Even by an elite-quill-pen perspective giving the year’s top prize to Phantom Thread strikes me as very peculiar. It assembles its own meticulous realm with deft and intelligent brush strokes and delivers superb performances, for sure, but it’s no one’s idea of a satisfying film that really pays off. To call it a better film (more moving or satisfying, more cannily reflective of real-life) than Lady Bird, Call Me By Your Name or Dunkirk is just perverse. What is the BSFC trying to do, get attention for themselves? Demonstrate that no one can be weirder or more anal?
Other BSFC winners:
Best Actor: Daniel Kaluuya for Get Out. Wells reaction: Seriously? A good-looking guy who gave an okay performance in a clever social-metaphor horror flick. Nobody at Gold Derby has listed Kaluuya as a Best Actor contender. Nobody at all. Gary Oldman, Timothee Chalamet, Daniel Day-Lewis, James Franco and Tom Hanks — get with the program, Beantowners!

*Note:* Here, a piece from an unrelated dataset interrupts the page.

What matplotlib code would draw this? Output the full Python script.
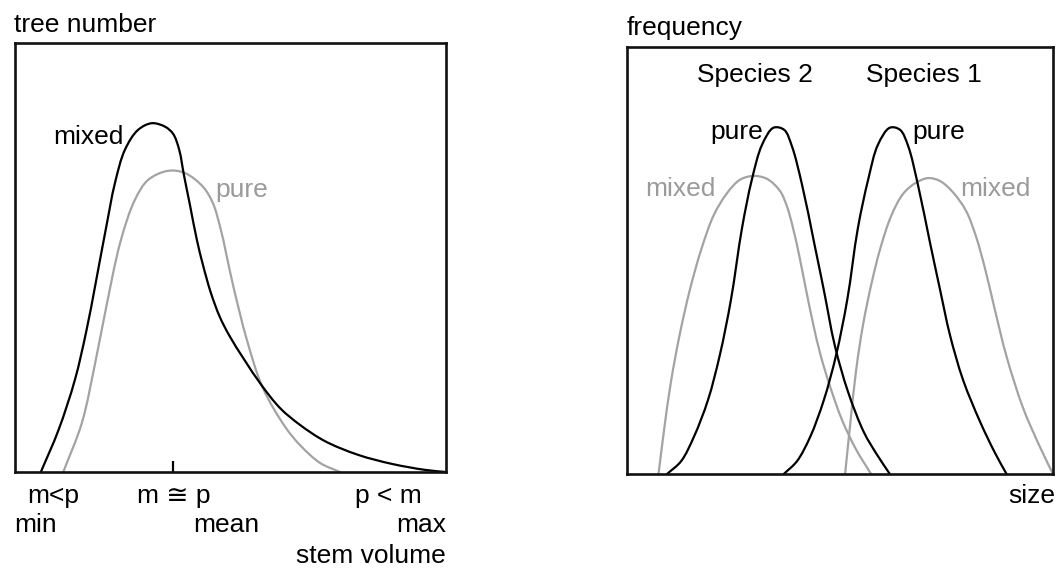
import matplotlib
matplotlib.use("Agg")
import matplotlib.pyplot as plt
import numpy as np
from matplotlib.path import Path
from matplotlib.patches import PathPatch

plt.rcParams['font.family'] = ['Liberation Sans', 'DejaVu Sans']

# ---- Left panel: tree number vs stem volume (relative units 0-100) ----
vol_mixed = [6.0, 10.1, 13.9, 16.6, 20.9, 23.2, 25.5, 28.5, 31.7, 34.8, 36.7, 38.1,
             39.2, 40.6, 42.2, 43.6, 45.4, 47.5, 49.9, 56.8, 61.5, 66.1, 71.9, 79.6,
             87.4, 95.1, 100.0]
trees_mixed = [0.0, 9.8, 21.5, 33.1, 55.7, 67.4, 75.1, 79.7, 81.3, 80.5, 78.8, 75.1,
               69.2, 62.2, 54.1, 48.3, 41.9, 36.2, 31.5, 20.8, 14.9, 11.0, 7.2, 4.0,
               1.9, 0.5, 0.0]

vol_pure = [11.2, 15.5, 18.6, 20.9, 24.5, 27.8, 30.9, 35.5, 39.4, 43.6, 45.9, 47.6,
            50.7, 53.8, 57.5, 62.7, 66.1, 70.8, 75.4]
trees_pure = [0.0, 11.4, 25.4, 37.1, 53.8, 63.4, 68.1, 70.2, 69.7, 66.5, 62.7, 57.1,
              43.1, 30.8, 19.6, 10.5, 6.3, 2.1, 0.0]

mean_volume = 36.7

# ---- Right panel: frequency vs size (relative units 0-100) ----
size_sp2_pure = [9.4, 12.7, 15.7, 19.0, 21.8, 24.4, 27.0, 29.3, 31.7, 34.4, 36.9,
                 38.7, 41.1, 43.9, 46.2, 48.8, 51.9, 55.6, 58.7, 61.7]
freq_sp2_pure = [0.0, 3.0, 8.7, 17.3, 27.9, 40.8, 57.6, 68.9, 77.1, 81.1, 80.6,
                 76.8, 67.7, 54.3, 43.1, 30.0, 19.2, 9.8, 4.5, 0.0]

size_sp1_pure = [36.8, 39.9, 43.0, 46.2, 49.1, 51.7, 54.2, 56.6, 58.9, 61.7, 64.1,
                 66.0, 68.3, 71.1, 73.5, 75.8, 78.9, 82.9, 86.4, 89.1]
freq_sp1_pure = [0.0, 3.0, 8.7, 17.3, 27.9, 40.8, 57.6, 68.9, 77.1, 81.1, 80.6,
                 76.8, 67.7, 54.3, 43.1, 32.6, 22.0, 12.2, 4.9, 0.0]

size_sp2_mixed = [7.4, 8.7, 10.3, 12.4, 14.8, 17.4, 20.4, 23.5, 26.5, 29.7, 32.9,
                  35.9, 37.5, 39.0, 40.5, 42.0, 43.6, 45.4, 47.7, 50.5, 53.8, 57.3]
freq_sp2_mixed = [0.0, 10.3, 21.5, 32.8, 43.3, 52.5, 60.7, 65.8, 68.9, 69.8, 69.1,
                  66.3, 62.8, 57.5, 50.8, 43.3, 35.6, 28.0, 20.4, 12.6, 5.7, 0.0]

size_sp1_mixed = [51.2, 52.4, 53.8, 55.4, 57.3, 59.4, 62.0, 64.8, 67.8, 70.7, 73.5,
                  76.5, 79.6, 81.9, 84.0, 86.2, 89.1, 93.0, 97.0, 100.0]
freq_sp1_mixed = [0.0, 11.7, 24.4, 34.9, 44.2, 52.6, 60.4, 65.6, 68.2, 69.3, 68.6,
                  66.0, 61.6, 55.7, 48.3, 39.1, 27.5, 15.4, 6.2, 0.0]

BLACK = "#000000"
GREY = "#a3a3a3"
TEXT_GREY = "#9a9a9a"
FS = 19
LW = 1.6

W, H = 1059, 568
fig = plt.figure(figsize=(W / 100, H / 100), dpi=100)


def px_axes(x0, y0, x1, y1):
    return fig.add_axes([x0 / W, 1 - y1 / H, (x1 - x0) / W, (y1 - y0) / H])


def label(x, y, s, color=BLACK, ha="left"):
    fig.text(x / W, 1 - y / H, s, color=color, fontsize=FS, ha=ha, va="baseline")


def style_box(ax):
    ax.set_xlim(0, 100)
    ax.set_ylim(0, 100)
    for sp in ax.spines.values():
        sp.set_linewidth(1.9)
        sp.set_color("#111111")
    ax.set_yticks([])


def smooth_curve(ax, xs, ys, color):
    """Draw a smooth curve through the points: centripetal Catmull-Rom
    segments expressed as cubic Beziers."""
    pts = np.column_stack([xs, ys]).astype(float)
    seg = np.diff(pts, axis=0)
    dt = np.sqrt(np.hypot(seg[:, 0], seg[:, 1]))
    n = len(pts)
    m = np.zeros_like(pts)
    m[0] = seg[0] / dt[0]
    m[-1] = seg[-1] / dt[-1]
    for i in range(1, n - 1):
        a, b = dt[i - 1], dt[i]
        m[i] = seg[i - 1] / a - (pts[i + 1] - pts[i - 1]) / (a + b) + seg[i] / b
    verts = [pts[0]]
    codes = [Path.MOVETO]
    for i in range(n - 1):
        verts += [pts[i] + m[i] * dt[i] / 3.0,
                  pts[i + 1] - m[i + 1] * dt[i] / 3.0,
                  pts[i + 1]]
        codes += [Path.CURVE4] * 3
    patch = PathPatch(Path(verts, codes), facecolor="none", edgecolor=color,
                      lw=LW, capstyle="round", joinstyle="round", clip_on=False)
    ax.add_patch(patch)


# Left panel
axL = px_axes(15, 43, 446, 472)
style_box(axL)
smooth_curve(axL, vol_pure, trees_pure, GREY)
smooth_curve(axL, vol_mixed, trees_mixed, BLACK)
axL.set_xticks([mean_volume])
axL.set_xticklabels([])
axL.tick_params(axis="x", direction="in", length=8, width=1.6, color=BLACK)

label(14, 31.5, "tree number")
label(53, 144, "mixed")
label(215, 197, "pure", color=TEXT_GREY)
label(27, 503, "m<p")
label(137, 503, "m \u2245 p")
label(355, 503, "p < m")
label(14, 532, "min")
label(193, 532, "mean")
label(446, 532, "max", ha="right")
label(446, 563, "stem volume", ha="right")

# Right panel
axR = px_axes(627, 47, 1053, 474)
style_box(axR)
axR.set_xticks([])
smooth_curve(axR, size_sp2_mixed, freq_sp2_mixed, GREY)
smooth_curve(axR, size_sp1_mixed, freq_sp1_mixed, GREY)
smooth_curve(axR, size_sp2_pure, freq_sp2_pure, BLACK)
smooth_curve(axR, size_sp1_pure, freq_sp1_pure, BLACK)

label(627, 34.5, "frequency")
label(697, 82, "Species 2")
label(866, 82, "Species 1")
label(710, 139, "pure")
label(645, 196, "mixed", color=TEXT_GREY)
label(912, 139, "pure")
label(960, 196, "mixed", color=TEXT_GREY)
label(1055, 503, "size", ha="right")

fig.savefig("out.png", dpi=100)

Best Actress: Sally Hawkins, The Shape of Water. Wells reaction: Not Saoirse Ronan…seriously? Okay, your call.
Best Supporting Actor: Willem Dafoe, The Florida Project. Wells reaction: Fine.
Best Supporting Actress: Laurie Metcalf, Lady Bird. Wells reaction: Fine.
Best Director: Paul Thomas Anderson, Phantom Thread. Wells reaction: Again, a very perverse call.
Best Screenplay: Greta Gerwig, Lady Bird. Wells reaction: Agreed.
Best Cinematography: Hoyte Van Hoytema for Dunkirk. Wells reaction: Good call.
Best Foreign Language Film: Ruben Ostlund‘s The Square, which won everything at the European Film Awards the other night.